Prolonged power cuts, the company’s failure to deliver electricity invoices and the application of fixed rate invoices are some of the most common complaints customers file.
CEZ has recently borrowed 100 million euros from the EBRD and the IFC to refurbish the distribution network and improve the quality of electricity supply.
CEZ says electricity losses in 2010 dropped to 30.4 percent, down from 33.92 percent in 2008 and 2009. Its bill collection rate also slightly improved to 78 percent compared to 76 percent in 2009.
In March 2009, CEZ signed a contract with the Albanian government after buying 76 percent of OSSH’s state-owned shares for 102 million Euros.

Competition Authority over market liberalization

The Energy Ministry and ERE have been asked to take further steps liberalizing the country’s highly monopolized electricity market by allowing competition which would lead to better service and lower prices. Under some recent recommendations made to government and ERE, the latter being a legally independent institution, the Competition Authority demands that both state owned electricity producer KESH, and private electricity distribution operator CEZ should operate financially and functionally separated from their wholesale and retail public suppliers.
Currently, state owned KESH, is composed by two vertically integrated segments known as KESH-Gen and the public wholesale supplier.
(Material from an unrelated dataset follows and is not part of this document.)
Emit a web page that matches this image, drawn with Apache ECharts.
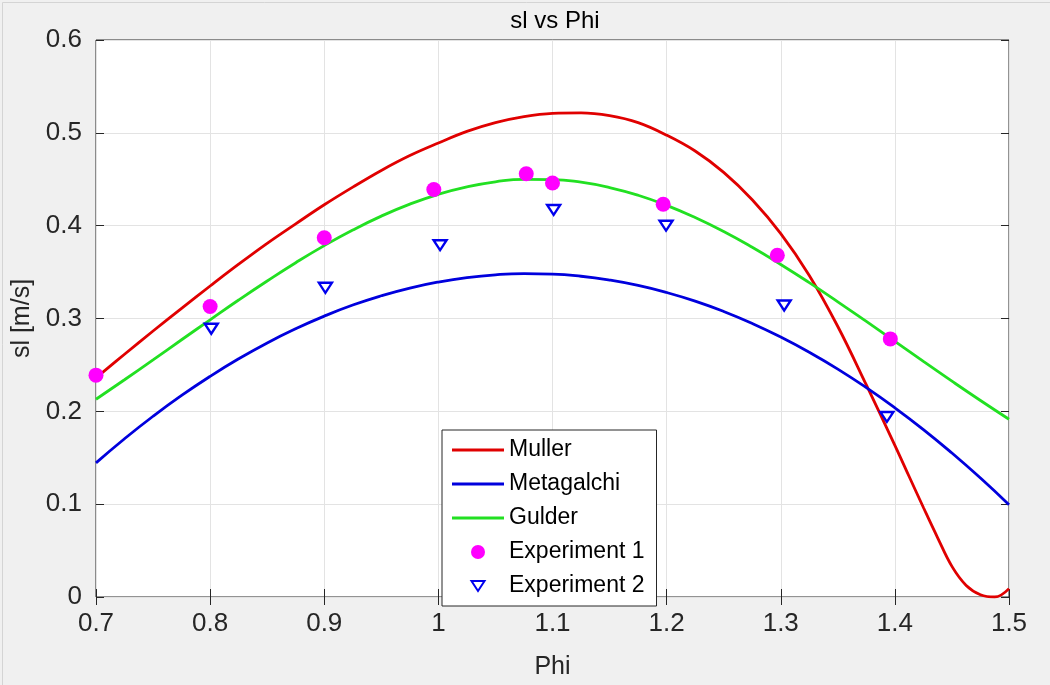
<!DOCTYPE html>
<html>
<head>
<meta charset="utf-8">
<script src="https://cdn.jsdelivr.net/npm/echarts@6/dist/echarts.min.js"></script>
<style>
html,body{margin:0;padding:0;background:#f0f0f0;}
#chart{width:1050px;height:685px;}
</style>
</head>
<body>
<div id="chart"></div>
<script>
// Equivalence ratio grid for the correlation curves
const phi = [0.7, 0.725, 0.75, 0.775, 0.8, 0.825, 0.85, 0.875, 0.9, 0.925, 0.95, 0.975,
  1.0, 1.025, 1.05, 1.075, 1.1, 1.125, 1.15, 1.175, 1.2, 1.225, 1.25, 1.275,
  1.3, 1.325, 1.35, 1.375, 1.4, 1.425, 1.45, 1.475, 1.5];
const metagalchi = [0.1445, 0.1705, 0.1947, 0.2171, 0.2377, 0.2566, 0.2737, 0.2890, 0.3026, 0.3145, 0.3245, 0.3328,
  0.3393, 0.3441, 0.3471, 0.3483, 0.3478, 0.3455, 0.3414, 0.3356, 0.3280, 0.3187, 0.3076, 0.2947,
  0.2800, 0.2636, 0.2455, 0.2255, 0.2038, 0.1804, 0.1551, 0.1281, 0.0994];
const gulder = [0.2130, 0.2340, 0.2554, 0.2771, 0.2986, 0.3199, 0.3404, 0.3601, 0.3785, 0.3953, 0.4103, 0.4232,
  0.4338, 0.4418, 0.4472, 0.4499, 0.4497, 0.4468, 0.4411, 0.4328, 0.4219, 0.4088, 0.3937, 0.3767,
  0.3582, 0.3386, 0.3180, 0.2968, 0.2753, 0.2538, 0.2325, 0.2117, 0.1915];
const mullerPhi = [0.7, 0.725, 0.75, 0.775, 0.8, 0.825, 0.85, 0.875, 0.9, 0.925, 0.95, 0.975,
  1.0, 1.025, 1.05, 1.075, 1.1, 1.125, 1.15, 1.175, 1.2, 1.225, 1.25, 1.275,
  1.3, 1.325, 1.35, 1.375, 1.4, 1.4125, 1.425, 1.4375, 1.45, 1.4625, 1.475, 1.4875, 1.5];
const muller = [0.236, 0.2615, 0.2865, 0.311, 0.335, 0.3585, 0.381, 0.402, 0.4225, 0.4415, 0.4595, 0.4755,
  0.489, 0.5015, 0.511, 0.5175, 0.521, 0.5215, 0.5185, 0.511, 0.4975, 0.4804, 0.4574, 0.4279,
  0.3914, 0.3464, 0.2914, 0.2284, 0.1634, 0.1298, 0.0964, 0.0638, 0.0330, 0.0125, 0.0025, 0.0, 0.009];
const exp1Phi = [0.7, 0.8, 0.9, 0.996, 1.077, 1.1, 1.197, 1.297, 1.396];
const exp1 = [0.239, 0.313, 0.387, 0.439, 0.456, 0.446, 0.423, 0.368, 0.278];
const exp2Phi = [0.801, 0.901, 1.0015, 1.101, 1.1995, 1.303, 1.393];
const exp2 = [0.289, 0.333, 0.379, 0.417, 0.400, 0.314, 0.194];
const xTicks = [0.7, 0.8, 0.9, 1, 1.1, 1.2, 1.3, 1.4, 1.5];
const yTicks = [0, 0.1, 0.2, 0.3, 0.4, 0.5, 0.6];

const zip = (xs, ys) => xs.map((x, i) => [x, ys[i]]);
const FONT = "'Liberation Sans', Arial, Helvetica, sans-serif";
const TXT = '#262626';
const RED = '#e00000', BLUE = '#0000dd', GREEN = '#22e022', MAG = '#ff00ff';
// downward triangle padded vertically so its box is 13x14
const triDown = 'path://M0,2 L13,2 L6.5,12 Z M0,0 L0,0 M0,14 L0,14';
const lineIcon = 'path://M0,0 L52,0 L52,3 L0,3 Z';

const chart = echarts.init(document.getElementById('chart'), null, {renderer: 'canvas'});
const tickLen = 8;
const xBase = {
  type: 'value', min: 0.7, max: 1.5, interval: 0.1,
  axisLine: {show: false},
  axisTick: {show: true, inside: true, length: tickLen, lineStyle: {color: TXT, width: 1}},
  splitLine: {show: false},
  axisLabel: {show: false}
};
const yBase = {
  type: 'value', min: 0, max: 0.6, interval: 0.1,
  axisLine: {show: false},
  axisTick: {show: true, inside: true, length: tickLen, lineStyle: {color: TXT, width: 1}},
  splitLine: {show: false},
  axisLabel: {show: false}
};

chart.setOption({
  backgroundColor: '#f0f0f0',
  animation: false,
  textStyle: {fontFamily: FONT},
  title: {
    text: 'sl vs Phi', left: 550, top: 4, textAlign: 'center',
    textStyle: {fontFamily: FONT, fontSize: 24, fontWeight: 'normal', color: '#000'}
  },
  grid: {
    left: 96, right: 41, top: 40, bottom: 81,
    show: true, backgroundColor: '#ffffff', borderColor: '#262626', borderWidth: 1
  },
  xAxis: [
    Object.assign({}, xBase, {
      position: 'bottom',
      name: 'Phi', nameLocation: 'middle', nameGap: 58,
      nameTextStyle: {fontFamily: FONT, fontSize: 25, color: TXT},
      splitLine: {show: true, lineStyle: {color: '#e3e3e3', width: 1}},
      axisLabel: {
        show: true, margin: 14, fontSize: 26, color: TXT, fontFamily: FONT,
        formatter: v => String(xTicks.find(t => Math.abs(t - v) < 1e-6) ?? v)
      }
    }),
    Object.assign({}, xBase, {position: 'top'})
  ],
  yAxis: [
    Object.assign({}, yBase, {
      position: 'left',
      name: 'sl [m/s]', nameLocation: 'middle', nameGap: 54,
      nameTextStyle: {fontFamily: FONT, fontSize: 25, color: TXT},
      splitLine: {show: true, lineStyle: {color: '#e3e3e3', width: 1}},
      axisLabel: {
        show: true, margin: 14, fontSize: 26, color: TXT, fontFamily: FONT,
        formatter: v => String(yTicks.find(t => Math.abs(t - v) < 1e-6) ?? v)
      }
    }),
    Object.assign({}, yBase, {position: 'right'})
  ],
  legend: {
    orient: 'vertical', left: 442, top: 430,
    padding: [8, 12, 8, 10],
    itemGap: 10, itemWidth: 52, itemHeight: 14,
    backgroundColor: '#ffffff', borderColor: '#262626', borderWidth: 1,
    textStyle: {fontFamily: FONT, fontSize: 23, color: '#000', lineHeight: 24},
    data: [
      {name: 'Muller', icon: lineIcon},
      {name: 'Metagalchi', icon: lineIcon},
      {name: 'Gulder', icon: lineIcon},
      {name: 'Experiment 1', icon: 'circle'},
      {name: 'Experiment 2', icon: triDown}
    ]
  },
  series: [
    {
      name: 'Muller', type: 'line', data: zip(mullerPhi, muller), smooth: 0.4,
      symbol: 'none', clip: true, lineStyle: {color: RED, width: 2.8}, itemStyle: {color: RED}, z: 3
    },
    {
      name: 'Metagalchi', type: 'line', data: zip(phi, metagalchi), smooth: true,
      symbol: 'none', clip: true, lineStyle: {color: BLUE, width: 2.8}, itemStyle: {color: BLUE}, z: 3
    },
    {
      name: 'Gulder', type: 'line', data: zip(phi, gulder), smooth: true,
      symbol: 'none', clip: true, lineStyle: {color: GREEN, width: 2.8}, itemStyle: {color: GREEN}, z: 3
    },
    {
      name: 'Experiment 1', type: 'scatter', data: zip(exp1Phi, exp1),
      symbol: 'circle', symbolSize: 15, clip: false,
      itemStyle: {color: MAG, opacity: 1}, z: 4
    },
    {
      name: 'Experiment 2', type: 'scatter', data: zip(exp2Phi, exp2),
      symbol: triDown, symbolSize: [13, 14], clip: false,
      itemStyle: {color: '#ffffff', borderColor: '#0000ee', borderWidth: 2.4, opacity: 1}, z: 4
    }
  ],
  graphic: [{
    type: 'rect', left: 0, top: 0, z: -10, silent: true,
    shape: {x: 0.5, y: 0.5, width: 1049, height: 684},
    style: {fill: 'none', stroke: '#d4d4d4', lineWidth: 1}
  }]
});
</script>
</body>
</html>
Meanwhile, CEZ Shperndarje (Distribution) also continues operating under the same vertical structure, with two units known as CEZ Distribution and the Public Retail Supplier which are a single economic unit.
The Competition Authority says that the continuation of such a situation by KESH runs counter to a March 2008 government decision envisaging that both its units should operate financially and functionally independently.
The functional and financial independence of the public wholesale supplier from KESH-Gen would create the conditions for competition for all the interested electricity producer operators such as independent, small ones or qualified suppliers.
The Authority also says that the separation of the retail public supplier from CEZ Distribution would ensure efficient competition, offer consumers the option of choice, and eliminate inter-subventions in these segments of the market. The Competition Commission concludes that the current state of the liberalization of the energy market does not allow or create spaces for new operators in the retail electricity supply, denying the consumers the right to get power supply from another operator.
According to ERE, the functional separation of CEZ from the public retail supplier cannot be carried out before 2014 even though this is an already legal obligation.